Herbert Poenisch, Senior Research Fellow at Zhejiang University and former Senior Economist at the BIS notes that Project mBridge’s ability to bypass western messaging systems means it is of particular interest to two members of BRICS+ – Russia and Iran – who are subject to western sanctions.

“The possibility exists that, via China and the UAE, Project mBridge technology and expertise could be ‘cloned’ and passed to Russia and Iran,” he says, adding that more information from the BIS and national central banks on ringfencing the platform would be a useful confidence-boosting measure.

In an interview at the Santander International Banking Conference 2024, Agustín Carstens, General Manager of the BIS said it was leaving the project not because it was a failure or because of political considerations but because it had been involved for four years and it was at a level where the partners could carry it on by themselves.

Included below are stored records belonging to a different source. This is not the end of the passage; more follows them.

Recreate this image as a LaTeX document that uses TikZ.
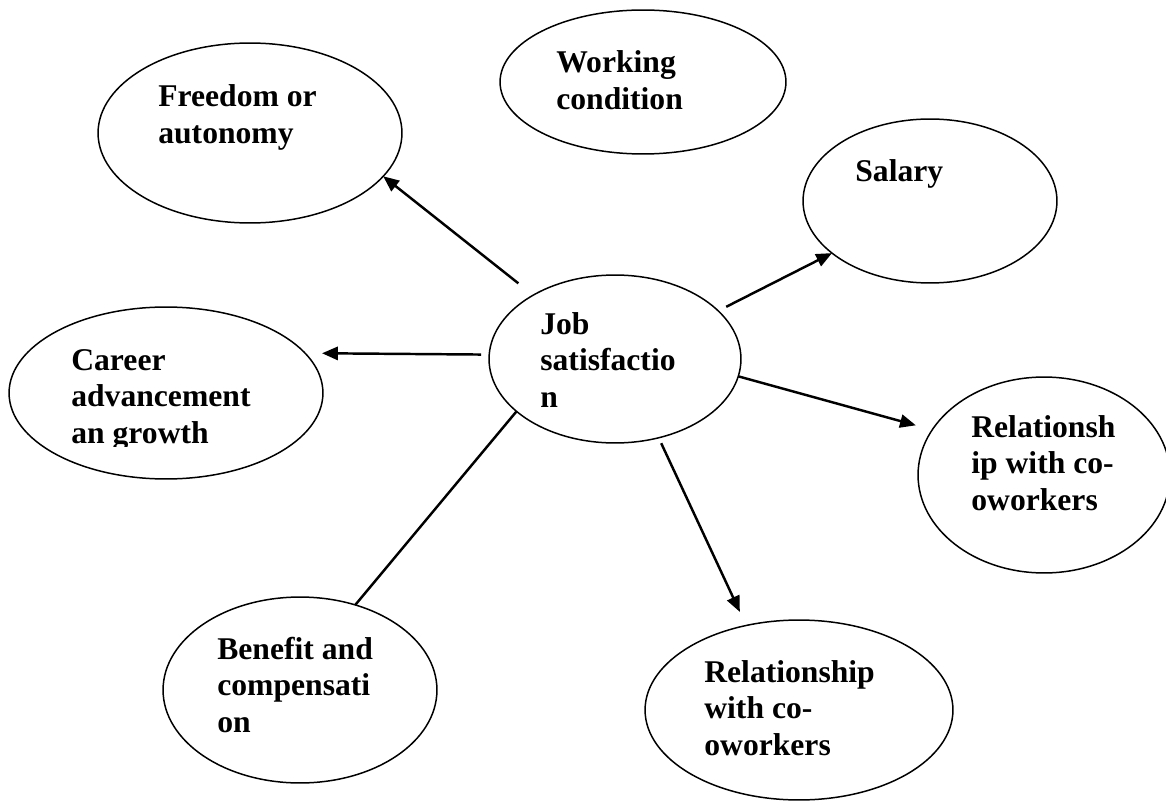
\documentclass[tikz,border=0pt]{standalone}
\usepackage{fontspec}
\setmainfont{Liberation Serif}
\usetikzlibrary{shapes.geometric,arrows.meta}
\begin{document}
\begin{tikzpicture}[x=0.02cm,y=-0.02cm,
  bubble/.style n args={2}{ellipse, draw, line width=0.85pt, inner sep=0pt,
    outer sep=0pt, minimum width={#1*0.04cm}, minimum height={#2*0.04cm}},
  lbl/.style={anchor=base west, inner sep=0pt,
    font=\fontsize{18}{20.8}\selectfont\bfseries},
  link/.style={line width=1.4pt},
  arr/.style={link, -{Triangle[length=9pt,width=7.5pt]}}]
\useasboundingbox (0,0) rectangle (1166,804);

% bubbles: centre, half-width, half-height in px units
\node[bubble={152}{90}] (freedom)   at (250,133) {};
\node[bubble={143}{72}] (working)   at (643,82)  {};
\node[bubble={127}{82}] (salary)    at (930,201) {};
\node[bubble={126}{84}] (job)       at (615,359) {};
\node[bubble={157}{86}] (career)    at (166,393) {};
\node[bubble={126}{98}] (relright)  at (1044,475) {};
\node[bubble={137}{93}] (benefit)   at (300,690) {};
\node[bubble={154}{90}] (relbottom) at (799,710) {};

% labels, top-left aligned like text frames
\node[lbl] (t-freedom) at (158,107) {\begin{tabular}[t]{@{}l@{}}Freedom or\\autonomy\end{tabular}};
\node[lbl] (t-working) at (556,73) {\begin{tabular}[t]{@{}l@{}}Working\\condition\end{tabular}};
\node[lbl] (t-salary) at (855,182) {Salary};
\node[lbl] (t-job) at (540,334) {\begin{tabular}[t]{@{}l@{}}Job\\satisfactio\\n\end{tabular}};
\begin{scope}
  \clip (0,0) rectangle (340,446);
  \node[lbl] (t-career) at (71,370) {\begin{tabular}[t]{@{}l@{}}Career\\advancement\\an growth\end{tabular}};
\end{scope}
\node[lbl] (t-relright) at (971,437) {\begin{tabular}[t]{@{}l@{}}Relationsh\\ip with co-\\oworkers\end{tabular}};
\node[lbl] (t-benefit) at (217,659) {\begin{tabular}[t]{@{}l@{}}Benefit and\\compensati\\on\end{tabular}};
\node[lbl] (t-relbottom) at (704,682) {\begin{tabular}[t]{@{}l@{}}Relationship\\with co-\\oworkers\end{tabular}};

% connectors from the centre bubble
\draw[arr, shorten <=0.38cm] (job.142) -- (freedom.-18);
\draw[arr, shorten <=0.18cm] (job.25) -- (salary.208);
\draw[arr, shorten <=0.16cm, shorten >=0.34cm] (job.178) -- (career.16);
\draw[arr, shorten >=0.34cm] (job.-8) -- (relright.158);
\draw[arr, shorten <=0.12cm, shorten >=0.30cm] (job.-61) -- (relbottom.122);
\draw[link] (job.208) -- (benefit.57);
\end{tikzpicture}
\end{document}
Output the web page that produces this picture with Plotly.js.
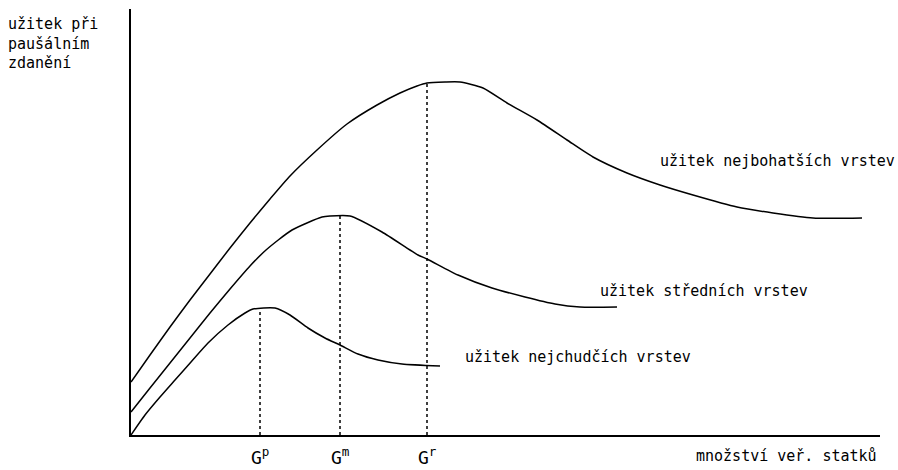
<!DOCTYPE html>
<html>
<head>
<meta charset="utf-8">
<script src="https://cdn.plot.ly/plotly-3.0.1.min.js"></script>
<style>html,body{margin:0;padding:0;background:#fff;}#chart{width:898px;height:470px;}</style>
</head>
<body>
<div id="chart"></div>
<script>
// Quantity of public goods (x) and utility (y)
const richX = [0,19,39,59,79,99,119,139,159,186,216,246,269,286,296,314,329,352,376,406,436,462,496,529,562,606,642,682,731];
const richY = [53,80,108,135,161,187,212,236,259,285,311,330,342,349,352,353,353,347,332,315,295,278,262,250,240,228,222,217,217];

const midX = [0,19,39,59,79,99,119,135,161,191,199,219,251,287,296,327,361,394,424,449,486];
const midY = [23,47,72,97,122,146,169,185,205,218,219,219,203,180,176,160,147,138,131,128,128];

const poorX = [0,14,29,44,60,77,97,114,122,144,159,177,194,209,227,247,271,309];
const poorY = [0,20,38,55,73,92,110,122,126,127,120,107,97,90,81,75,71,69];

const optimumX = [129, 209, 296];
const optimumY = [127, 219, 352];
const optimumLabels = ['G<sup>p</sup>', 'G<sup>m</sup>', 'G<sup>r</sup>'];

const curveLabels = ['užitek nejchudčích vrstev', 'užitek středních vrstev', 'užitek nejbohatších vrstev'];
const curveLabelX = [332, 467, 527];
const curveLabelY = [78, 144, 274];

const yTitle = 'užitek při<br>paušálním<br>zdanění';
const xTitle = 'množství veř. statků';

const font = {family: 'DejaVu Sans Mono, monospace', size: 15, color: '#000'};
const lineStyle = {color: '#000', width: 1.5, shape: 'spline', smoothing: 0.6};

const traces = [
  {x: poorX, y: poorY, mode: 'lines', line: lineStyle, hoverinfo: 'skip'},
  {x: midX, y: midY, mode: 'lines', line: lineStyle, hoverinfo: 'skip'},
  {x: richX, y: richY, mode: 'lines', line: lineStyle, hoverinfo: 'skip'}
];
optimumX.forEach((gx, i) => {
  traces.push({x: [gx, gx], y: [0, optimumY[i]], mode: 'lines',
    line: {color: '#000', width: 1.5, dash: 'dot'}, hoverinfo: 'skip'});
});

const annotations = [];
curveLabels.forEach((t, i) => {
  annotations.push({x: curveLabelX[i], y: curveLabelY[i], xref: 'x', yref: 'y', text: t,
    showarrow: false, xanchor: 'left', yanchor: 'middle', font: font});
});
optimumLabels.forEach((t, i) => {
  annotations.push({x: optimumX[i], y: -0.05, xref: 'x', yref: 'paper', text: t,
    showarrow: false, xanchor: 'center', yanchor: 'middle', font: {...font, size: 18}});
});
annotations.push({x: 0.999, y: -0.049, xref: 'paper', yref: 'paper', text: xTitle, showarrow: false,
  xanchor: 'right', yanchor: 'middle', font: font});
annotations.push({x: -0.167, y: 0.918, xref: 'paper', yref: 'paper', text: yTitle, showarrow: false,
  xanchor: 'left', yanchor: 'middle', align: 'left', font: font});

const layout = {
  width: 898, height: 470,
  margin: {l: 131, r: 18, t: 9, b: 35, pad: 0},
  paper_bgcolor: '#fff', plot_bgcolor: '#fff',
  showlegend: false,
  xaxis: {range: [0, 749], showgrid: false, zeroline: false, showticklabels: false, ticks: '',
    showline: true, linecolor: '#000', linewidth: 2, fixedrange: true},
  yaxis: {range: [0, 426], showgrid: false, zeroline: false, showticklabels: false, ticks: '',
    showline: true, linecolor: '#000', linewidth: 2, fixedrange: true},
  annotations: annotations
};

Plotly.newPlot('chart', traces, layout, {displayModeBar: false, staticPlot: true});
</script>
</body>
</html>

“At the same time, I have to say that Project mBridge is not mature enough to start operating – it is many years away from that,” he said.

Carstens addressed the geopolitical question, stressing that the platform was not created to cater to the needs of the BRICs but rather to satisfy broad central bank necessities.

“The BIS does not operate with any countries, nor can its products be used by any countries that are subject to sanctions,” he added. “This will continue to be the case and all central bank members are in this mindset that we need to be observant of sanctions and whatever products we put together should not be a conduit to violate sanctions.”

According to Manini Garg, a research assistant at the Centre for Economy and Growth at the Observer Research Foundation, Project mBridge promises to enhance economic sovereignty by giving countries more control over their financial transactions, mitigating the risk of sanctions or other forms of economic pressure.

“If Project mBridge is successful and gains widespread adoption, it could align with China’s long-term goal of increasing the global use of the RMB,” she says. “This would provide China with greater leverage in international economic policy and potentially reduce reliance on the US dollar for trade settlements.”

Josh Lipsky, Senior Director of the Atlantic Council’s GeoEconomics Center told Reuters in October that the BRICS debate showed payment systems have become a geopolitical issue.

“If there is even a possibility that Project mBridge could be helpful to those ambitions, the west wants no part of it,” he said. “But it is fair to ask what the consequences of this decision are. China will surely continue the work and now the Fed, which is a member of the BIS, will have even less visibility into the project.”